Wow! Another PT Thread!!!
Almost 30 years ago, when I signed on the dotted line, there was no fitness test. There was no RFT either. But there certainly was an expectation that each and every person who wore the Queen's uniform would step up and get the job done. Our "RFT" consisted of increasingly brutal (in the opinion of today) twice daily PT sessions in which you kept up or "paid in pain" to those who dragged you along. After a few weeks, the dragging stopped and those who couldn't/wouldn't keep up were counseled out (asked to leave). Some left on their own, after admitting that they were woefully out of their depth academically or, more often, physically.
Instructors back then taught soldiering and the lifeskills we were taught centered around surviving combat.
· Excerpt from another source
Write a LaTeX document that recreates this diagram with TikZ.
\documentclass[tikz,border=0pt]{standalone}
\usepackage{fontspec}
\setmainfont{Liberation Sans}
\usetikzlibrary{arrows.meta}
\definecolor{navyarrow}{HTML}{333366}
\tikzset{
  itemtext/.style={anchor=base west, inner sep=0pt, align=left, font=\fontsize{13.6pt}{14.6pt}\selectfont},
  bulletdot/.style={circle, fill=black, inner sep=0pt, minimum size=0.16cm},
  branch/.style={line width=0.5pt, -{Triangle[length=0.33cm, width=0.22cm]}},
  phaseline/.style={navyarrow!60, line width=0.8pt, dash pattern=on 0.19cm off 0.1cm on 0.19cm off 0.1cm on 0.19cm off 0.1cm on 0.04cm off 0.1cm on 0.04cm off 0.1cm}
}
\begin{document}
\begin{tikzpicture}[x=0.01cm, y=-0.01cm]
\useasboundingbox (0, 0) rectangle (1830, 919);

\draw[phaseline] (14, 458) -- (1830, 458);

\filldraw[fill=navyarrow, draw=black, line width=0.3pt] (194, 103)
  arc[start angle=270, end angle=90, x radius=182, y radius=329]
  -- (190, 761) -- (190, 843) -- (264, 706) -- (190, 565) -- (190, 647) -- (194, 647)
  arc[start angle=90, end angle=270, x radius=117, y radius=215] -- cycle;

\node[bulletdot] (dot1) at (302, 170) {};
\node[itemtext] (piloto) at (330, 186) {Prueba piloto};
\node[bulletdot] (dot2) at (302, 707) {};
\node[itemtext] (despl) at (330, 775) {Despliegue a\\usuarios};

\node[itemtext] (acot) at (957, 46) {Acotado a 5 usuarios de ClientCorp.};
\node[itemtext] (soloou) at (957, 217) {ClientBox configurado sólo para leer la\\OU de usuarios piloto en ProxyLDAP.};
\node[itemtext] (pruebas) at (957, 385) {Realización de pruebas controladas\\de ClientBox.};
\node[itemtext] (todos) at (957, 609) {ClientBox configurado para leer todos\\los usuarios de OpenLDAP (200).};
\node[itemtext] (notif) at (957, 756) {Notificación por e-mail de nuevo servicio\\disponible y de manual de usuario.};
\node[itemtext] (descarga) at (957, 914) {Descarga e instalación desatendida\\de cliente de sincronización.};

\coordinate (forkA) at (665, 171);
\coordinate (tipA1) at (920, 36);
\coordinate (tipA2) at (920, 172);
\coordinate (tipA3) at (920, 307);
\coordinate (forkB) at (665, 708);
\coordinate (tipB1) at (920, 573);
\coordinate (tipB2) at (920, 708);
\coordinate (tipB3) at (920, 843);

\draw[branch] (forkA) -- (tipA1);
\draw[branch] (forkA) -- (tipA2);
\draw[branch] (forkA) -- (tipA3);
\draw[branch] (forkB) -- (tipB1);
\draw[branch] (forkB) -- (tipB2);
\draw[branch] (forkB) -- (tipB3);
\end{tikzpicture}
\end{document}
No diet and nutirition lectures. No remedial PT. You ate in the mess. The food was good, plentiful and healthy. There was lots of work to do after hours. Studying, station jobs, kit and quarters. You were confined to barracks anyways, so you might as well work on your uniform. And God help you if you called the pizza man during your CB!
It's that generation that leads the CF today. Yes, us creaky, scarred old bastards who you see in the gym, on the road or under a ruck you wouldn't dare lift, every damned morning. By God if you can't keep up with even the slowest of us on the first day of the rest of your life, you've failed the first test in your CF career.